Thursday, July 13, 2017

Power and Glory

Most Burgundy and Pinot Noir aficionados agree that the old and now un-PC description of ‘feminine’ is apt for the wines, especially when comparing them to the firmer and more powerful Bordeaux-variety wines.  Pinot Noir and Burgundy wines can indeed be beautifully ethereal and aromatic with their florality, and the palates delicate and velvety.  This is their sensuality that appeals to the soul rather than the mind.  Clarets can be majestic and of course appeal to the intellect.
However, the distinctions do get blurred.  Powerful Gevrey-Chambertin, Vosne-Romanee and Pommard verge on the masculine side, and the wines of Margaux in Bordeaux can be hauntingly fragrant and perfumed.  In the New World, the overlap can be greater, and of course, much more acceptable.  Many of us thoroughly enjoy an elegant Merlot with finesse and suppleness, along with beautiful aromatics.  And likewise, there are Pinot Noirs which are bold, firm, structured and ageworthy.  These styles are in many instances decided by man, but site and vintage can also have a significant hand in how a wine will turn out.

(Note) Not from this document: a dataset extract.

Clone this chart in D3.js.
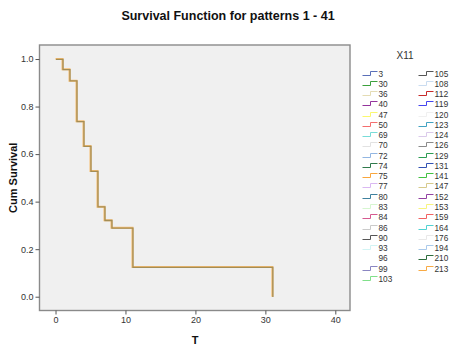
<!DOCTYPE html>
<html>
<head>
<meta charset="utf-8">
<script src="https://cdn.jsdelivr.net/npm/d3@7"></script>
<style>
  html, body { margin: 0; padding: 0; background: #fff; }
  svg { display: block; font-family: "Liberation Sans", Arial, sans-serif; }
</style>
</head>
<body>
<svg id="chart" width="450" height="349"></svg>
<script>
// Kaplan-Meier step function: event times and survival after each step
const times = [0, 1, 2, 3, 4, 5, 6, 7, 8, 11, 31];
const survival = [1.0, 0.957, 0.909, 0.738, 0.634, 0.529, 0.379, 0.322, 0.290, 0.125, 0.0];

const xTicks = [0, 10, 20, 30, 40];
const yTicks = [0.0, 0.2, 0.4, 0.6, 0.8, 1.0];

// Legend entries (pattern values of X11) and their colours
const patternsLeft = ["3", "30", "36", "40", "47", "50", "69", "70", "72", "74", "75", "77", "80", "83", "84", "86", "90", "93", "96", "99", "103"];
const colorsLeft = ["#5a6fb8", "#3ca03c", "#e4dcb4", "#94339c", "#fbf86e", "#f46e6e", "#78dcd8", "#e2e2e2", "#92b6e2", "#2f7a4c", "#f9a63c", "#dab8f2", "#3f819e", "#d6f6d0", "#d65a90", "#cacaca", "#555555", "#d2f4f4", "#ffffff", "#8a86c2", "#80e08a"];
const patternsRight = ["105", "108", "112", "119", "120", "123", "124", "126", "129", "131", "141", "147", "152", "153", "159", "164", "176", "194", "210", "213"];
const colorsRight = ["#555555", "#cadcf0", "#c82a2a", "#4444f0", "#f0f0f0", "#42a2c2", "#dacaea", "#8a8a8a", "#2c9c52", "#3252b2", "#42c242", "#d6ca8c", "#9242a2", "#f8f47e", "#f26262", "#52d2d2", "#e8e8e8", "#aacaea", "#2c6c3c", "#f8aa44"];

const svg = d3.select("#chart");

const plot = { left: 39.5, right: 350, top: 45, bottom: 310.5 };

const x = d3.scaleLinear().domain([-2.29, 42.1]).range([plot.left, plot.right]);
const y = d3.scaleLinear().domain([-0.058, 1.059]).range([plot.bottom, plot.top]);

// Title
svg.append("text")
  .attr("x", 228).attr("y", 20)
  .attr("text-anchor", "middle")
  .attr("font-size", 12.5).attr("font-weight", "bold").attr("fill", "#111")
  .text("Survival Function for patterns 1 - 41");

// Plot background
svg.append("rect")
  .attr("x", plot.left).attr("y", plot.top)
  .attr("width", plot.right - plot.left).attr("height", plot.bottom - plot.top)
  .attr("fill", "#f0f0f0").attr("stroke", "#8a8a8a").attr("stroke-width", 1.4);

// Axes
const xAxis = d3.axisBottom(x).tickValues(xTicks).tickSize(4).tickPadding(2).tickFormat(d3.format("d"));
const yAxis = d3.axisLeft(y).tickValues(yTicks).tickSize(4).tickPadding(2).tickFormat(d3.format(".1f"));

const gx = svg.append("g").attr("transform", `translate(0,${plot.bottom})`).call(xAxis);
const gy = svg.append("g").attr("transform", `translate(${plot.left},0)`).call(yAxis);
[gx, gy].forEach(g => {
  g.select(".domain").remove();
  g.selectAll(".tick line").attr("stroke", "#555");
  g.selectAll(".tick text").attr("font-size", 9).attr("fill", "#333")
    .attr("font-family", "'Liberation Sans', Arial, sans-serif");
});

// Axis titles
svg.append("text")
  .attr("x", 195).attr("y", 344)
  .attr("text-anchor", "middle")
  .attr("font-size", 11).attr("font-weight", "bold").attr("fill", "#111")
  .text("T");
svg.append("text")
  .attr("transform", `translate(17,${(plot.top + plot.bottom) / 2}) rotate(-90)`)
  .attr("text-anchor", "middle")
  .attr("font-size", 11).attr("font-weight", "bold").attr("fill", "#111")
  .text("Cum Survival");

// Survival step curve (several overlapping pattern lines)
const pts = times.map((t, i) => [t, survival[i]]);
const line = d3.line().x(d => x(d[0])).y(d => y(d[1])).curve(d3.curveStepAfter);

svg.append("path")
  .datum(pts)
  .attr("fill", "none").attr("stroke", "#f6bd70").attr("stroke-width", 2)
  .attr("d", line);
svg.append("path")
  .datum(pts)
  .attr("fill", "none").attr("stroke", "#a48d55").attr("stroke-width", 1.3)
  .attr("transform", "translate(0.5,0.3)")
  .attr("d", line);

// Legend
svg.append("text")
  .attr("x", 405).attr("y", 59)
  .attr("text-anchor", "middle")
  .attr("font-size", 10).attr("fill", "#333")
  .text("X11");

const rowY0 = 72.5, rowStep = 10.27;
function legendColumn(labels, colors, x0) {
  const g = svg.append("g");
  labels.forEach((lab, i) => {
    const cy = Math.round(rowY0 + i * rowStep) + 0.5;
    g.append("path")
      .attr("d", `M${x0},${cy + 2}H${x0 + 8}V${cy - 2}H${x0 + 15}`)
      .attr("fill", "none").attr("stroke", colors[i]).attr("stroke-width", 1);
    g.append("text")
      .attr("x", x0 + 16).attr("y", cy + 3.3)
      .attr("font-size", 9).attr("fill", "#333")
      .attr("textLength", lab.length * 4.6).attr("lengthAdjust", "spacingAndGlyphs")
      .text(lab);
  });
}
legendColumn(patternsLeft, colorsLeft, 362.5);
legendColumn(patternsRight, colorsRight, 418.5);
</script>
</body>
</html>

A wine that could polarise wine folk would be the 2006 Martinborough Vineyard ‘Marie Zelie’ Martinborough Pinot Noir.  Most of the wines from 2003 to 2013 when released have certainly showed the elegant and beautiful side of Pinot Noir.  Old and mature vines from the Martinborough Terrace lend a firmness and core, with savoury complexity.  But the wines are always refined, and capture the beauty of variety and location.  The 2006 vintage is rather special to vignerons.  The wines that have resulted show richness, ripeness, opulence and structure.  A purist might say they have gone beyond the normal parameter of Pinot Noir expression.  But no, they retain the essence of what Pinot Noir is.  Finesse of floral detail at the heart.  The finest of tannins, that may have been quite firm at the outset.  But there’s no denying its power and glory.  A true product of vintage, variety and location.  Sumptuous and opulent, but big and accessible.  And the taste of maturing Pinot Noir, rather than any other variety.  What a great wine.